Data listing:
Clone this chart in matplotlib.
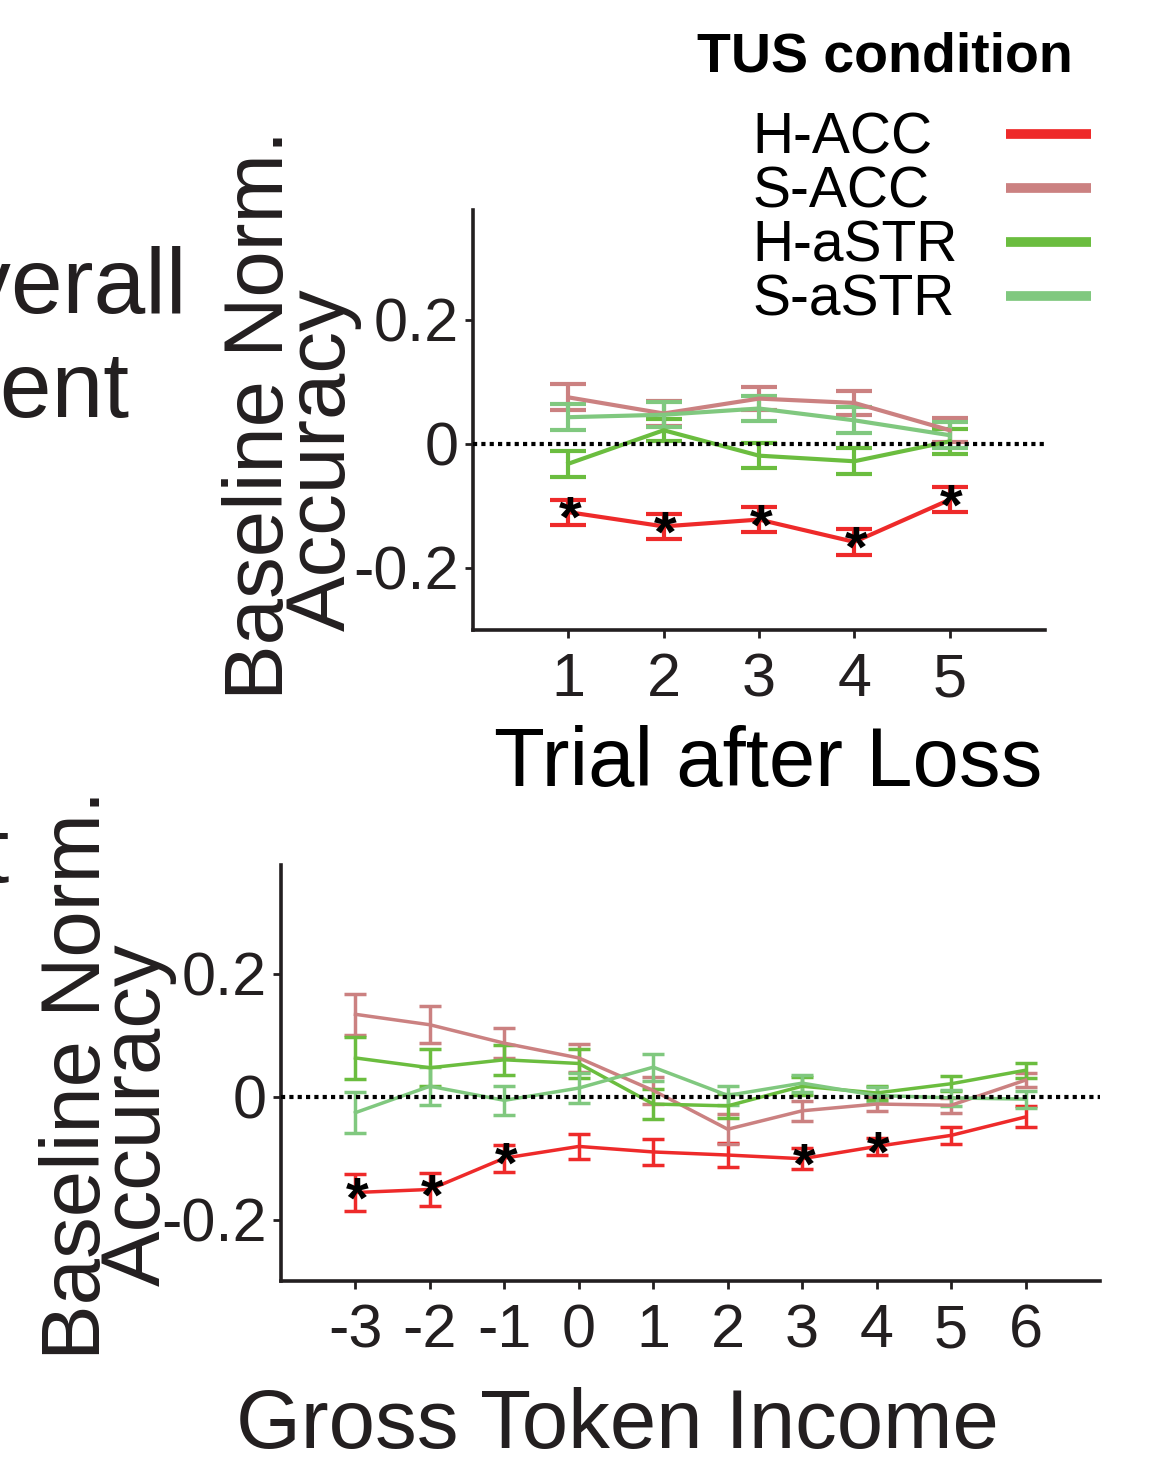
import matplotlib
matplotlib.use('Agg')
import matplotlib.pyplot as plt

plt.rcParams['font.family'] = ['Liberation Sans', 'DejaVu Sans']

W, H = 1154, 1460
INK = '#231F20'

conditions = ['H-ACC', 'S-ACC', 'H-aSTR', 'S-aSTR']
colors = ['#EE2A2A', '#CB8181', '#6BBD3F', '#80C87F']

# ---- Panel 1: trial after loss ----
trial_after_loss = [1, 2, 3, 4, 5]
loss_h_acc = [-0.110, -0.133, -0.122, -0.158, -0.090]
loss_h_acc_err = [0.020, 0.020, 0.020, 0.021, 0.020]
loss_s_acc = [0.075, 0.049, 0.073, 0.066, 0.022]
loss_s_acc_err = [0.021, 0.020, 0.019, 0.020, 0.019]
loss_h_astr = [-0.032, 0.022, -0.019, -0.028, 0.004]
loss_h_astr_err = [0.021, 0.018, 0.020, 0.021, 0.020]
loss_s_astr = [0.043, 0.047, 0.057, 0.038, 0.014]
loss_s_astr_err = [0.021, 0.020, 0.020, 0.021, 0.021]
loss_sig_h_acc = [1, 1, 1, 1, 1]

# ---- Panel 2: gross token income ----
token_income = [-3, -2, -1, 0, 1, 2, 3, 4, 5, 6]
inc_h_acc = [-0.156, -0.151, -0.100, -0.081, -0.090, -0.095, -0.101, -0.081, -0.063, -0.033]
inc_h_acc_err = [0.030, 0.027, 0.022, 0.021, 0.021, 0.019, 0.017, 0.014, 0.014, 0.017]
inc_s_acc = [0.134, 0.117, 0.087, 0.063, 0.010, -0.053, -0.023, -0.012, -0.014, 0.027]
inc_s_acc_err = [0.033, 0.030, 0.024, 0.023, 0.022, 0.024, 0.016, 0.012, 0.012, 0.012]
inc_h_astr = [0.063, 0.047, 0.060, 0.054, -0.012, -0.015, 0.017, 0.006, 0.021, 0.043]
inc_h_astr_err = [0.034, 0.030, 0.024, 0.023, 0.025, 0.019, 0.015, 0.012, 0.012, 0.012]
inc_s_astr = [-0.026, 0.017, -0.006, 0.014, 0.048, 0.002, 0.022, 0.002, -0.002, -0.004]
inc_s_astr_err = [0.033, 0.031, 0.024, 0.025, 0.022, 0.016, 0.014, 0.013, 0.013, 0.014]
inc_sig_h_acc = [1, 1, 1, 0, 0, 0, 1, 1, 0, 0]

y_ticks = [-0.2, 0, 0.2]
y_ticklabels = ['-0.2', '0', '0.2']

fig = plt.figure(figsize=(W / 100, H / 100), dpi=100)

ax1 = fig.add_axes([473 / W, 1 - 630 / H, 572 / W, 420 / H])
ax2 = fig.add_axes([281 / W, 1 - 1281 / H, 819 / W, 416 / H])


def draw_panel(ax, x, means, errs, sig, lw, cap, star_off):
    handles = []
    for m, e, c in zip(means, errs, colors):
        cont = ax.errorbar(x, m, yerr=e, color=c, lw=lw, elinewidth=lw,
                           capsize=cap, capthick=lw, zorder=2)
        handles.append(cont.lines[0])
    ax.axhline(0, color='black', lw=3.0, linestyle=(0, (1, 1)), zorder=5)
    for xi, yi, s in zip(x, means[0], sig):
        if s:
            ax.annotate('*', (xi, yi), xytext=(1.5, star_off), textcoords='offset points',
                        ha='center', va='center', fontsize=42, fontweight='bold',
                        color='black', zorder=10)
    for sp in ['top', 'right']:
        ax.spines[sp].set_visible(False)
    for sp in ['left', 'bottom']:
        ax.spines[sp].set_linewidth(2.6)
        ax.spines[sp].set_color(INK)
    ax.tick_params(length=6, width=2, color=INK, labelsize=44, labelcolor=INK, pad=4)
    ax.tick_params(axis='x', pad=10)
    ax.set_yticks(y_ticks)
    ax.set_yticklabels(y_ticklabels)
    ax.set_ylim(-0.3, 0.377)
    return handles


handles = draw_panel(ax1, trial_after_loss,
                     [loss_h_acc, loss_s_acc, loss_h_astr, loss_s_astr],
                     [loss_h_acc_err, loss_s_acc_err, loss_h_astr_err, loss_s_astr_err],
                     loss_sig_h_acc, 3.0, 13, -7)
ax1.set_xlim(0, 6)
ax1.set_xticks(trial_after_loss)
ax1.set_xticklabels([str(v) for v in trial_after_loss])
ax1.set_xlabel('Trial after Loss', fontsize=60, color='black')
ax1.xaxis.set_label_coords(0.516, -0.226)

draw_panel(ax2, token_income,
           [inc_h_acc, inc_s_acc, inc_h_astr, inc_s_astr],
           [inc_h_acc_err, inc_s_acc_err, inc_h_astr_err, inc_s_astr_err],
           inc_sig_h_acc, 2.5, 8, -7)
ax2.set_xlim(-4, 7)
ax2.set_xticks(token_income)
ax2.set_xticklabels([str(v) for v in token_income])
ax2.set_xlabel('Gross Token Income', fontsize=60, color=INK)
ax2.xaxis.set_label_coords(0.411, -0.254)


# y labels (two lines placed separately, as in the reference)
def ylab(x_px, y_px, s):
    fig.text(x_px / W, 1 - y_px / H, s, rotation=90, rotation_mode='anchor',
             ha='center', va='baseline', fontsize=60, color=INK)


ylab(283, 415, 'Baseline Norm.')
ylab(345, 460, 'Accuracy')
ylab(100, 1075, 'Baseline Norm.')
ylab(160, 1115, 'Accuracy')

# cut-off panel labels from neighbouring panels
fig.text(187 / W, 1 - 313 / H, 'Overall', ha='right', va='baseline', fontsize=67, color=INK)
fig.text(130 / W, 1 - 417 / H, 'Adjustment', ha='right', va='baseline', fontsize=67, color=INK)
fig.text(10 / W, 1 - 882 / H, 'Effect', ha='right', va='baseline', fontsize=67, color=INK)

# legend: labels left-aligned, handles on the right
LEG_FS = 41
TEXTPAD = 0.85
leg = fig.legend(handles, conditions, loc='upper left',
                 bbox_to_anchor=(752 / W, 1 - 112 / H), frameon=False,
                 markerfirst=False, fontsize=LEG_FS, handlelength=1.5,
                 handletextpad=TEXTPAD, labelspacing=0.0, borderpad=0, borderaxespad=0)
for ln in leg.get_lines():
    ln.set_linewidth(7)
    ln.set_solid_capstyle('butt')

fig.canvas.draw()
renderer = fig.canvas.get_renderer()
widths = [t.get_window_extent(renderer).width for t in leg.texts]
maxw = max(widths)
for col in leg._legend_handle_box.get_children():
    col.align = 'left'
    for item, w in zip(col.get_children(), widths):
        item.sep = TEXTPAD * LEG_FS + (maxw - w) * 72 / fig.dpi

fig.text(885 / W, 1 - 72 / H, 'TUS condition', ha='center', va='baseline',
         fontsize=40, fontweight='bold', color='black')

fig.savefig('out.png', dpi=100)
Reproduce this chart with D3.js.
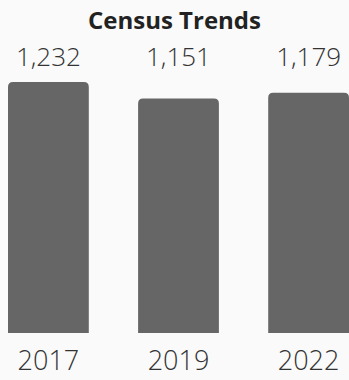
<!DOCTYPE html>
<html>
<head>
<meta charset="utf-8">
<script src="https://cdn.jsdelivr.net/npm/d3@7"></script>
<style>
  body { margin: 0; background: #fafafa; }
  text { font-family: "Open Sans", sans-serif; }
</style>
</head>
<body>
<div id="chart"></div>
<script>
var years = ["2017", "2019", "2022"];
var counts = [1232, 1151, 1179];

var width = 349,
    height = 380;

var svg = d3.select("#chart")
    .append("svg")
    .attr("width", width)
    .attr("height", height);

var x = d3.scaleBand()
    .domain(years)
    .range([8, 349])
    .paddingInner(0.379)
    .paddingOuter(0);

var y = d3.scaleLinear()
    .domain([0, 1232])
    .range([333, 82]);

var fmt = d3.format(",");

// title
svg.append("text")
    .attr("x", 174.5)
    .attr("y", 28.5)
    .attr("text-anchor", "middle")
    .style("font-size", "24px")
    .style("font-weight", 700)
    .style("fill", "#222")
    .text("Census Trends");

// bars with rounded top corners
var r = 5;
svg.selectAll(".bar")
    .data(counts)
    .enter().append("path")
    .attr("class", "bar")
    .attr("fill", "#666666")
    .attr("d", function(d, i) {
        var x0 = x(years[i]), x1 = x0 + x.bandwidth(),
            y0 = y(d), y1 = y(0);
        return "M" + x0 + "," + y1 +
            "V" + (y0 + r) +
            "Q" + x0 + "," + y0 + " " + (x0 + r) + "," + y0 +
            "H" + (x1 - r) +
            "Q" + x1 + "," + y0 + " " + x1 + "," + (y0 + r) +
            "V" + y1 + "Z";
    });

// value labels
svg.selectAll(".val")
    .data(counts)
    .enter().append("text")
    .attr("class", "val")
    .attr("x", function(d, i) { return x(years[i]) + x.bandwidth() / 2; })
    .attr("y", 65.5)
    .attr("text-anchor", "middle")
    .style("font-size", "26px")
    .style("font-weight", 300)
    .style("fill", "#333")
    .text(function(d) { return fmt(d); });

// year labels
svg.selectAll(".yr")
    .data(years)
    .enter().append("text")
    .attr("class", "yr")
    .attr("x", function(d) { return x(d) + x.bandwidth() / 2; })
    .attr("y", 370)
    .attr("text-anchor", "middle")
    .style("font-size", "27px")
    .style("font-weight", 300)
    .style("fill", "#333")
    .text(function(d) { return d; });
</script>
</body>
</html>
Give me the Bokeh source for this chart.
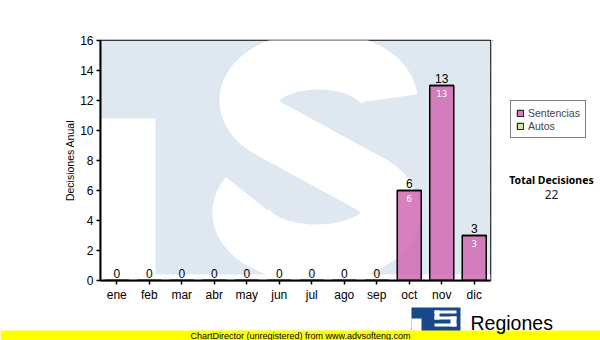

Exercise brief:
Return only the lines running from the start of the entries above to the line that contains "colors = ['#EE2A2A', '#CB8181', '#6BBD3F', '#80C87F']", inclusive, and omit every picture.

Exercise answer:
Clone this chart in matplotlib.
import matplotlib
matplotlib.use('Agg')
import matplotlib.pyplot as plt

plt.rcParams['font.family'] = ['Liberation Sans', 'DejaVu Sans']

W, H = 1154, 1460
INK = '#231F20'

conditions = ['H-ACC', 'S-ACC', 'H-aSTR', 'S-aSTR']
colors = ['#EE2A2A', '#CB8181', '#6BBD3F', '#80C87F']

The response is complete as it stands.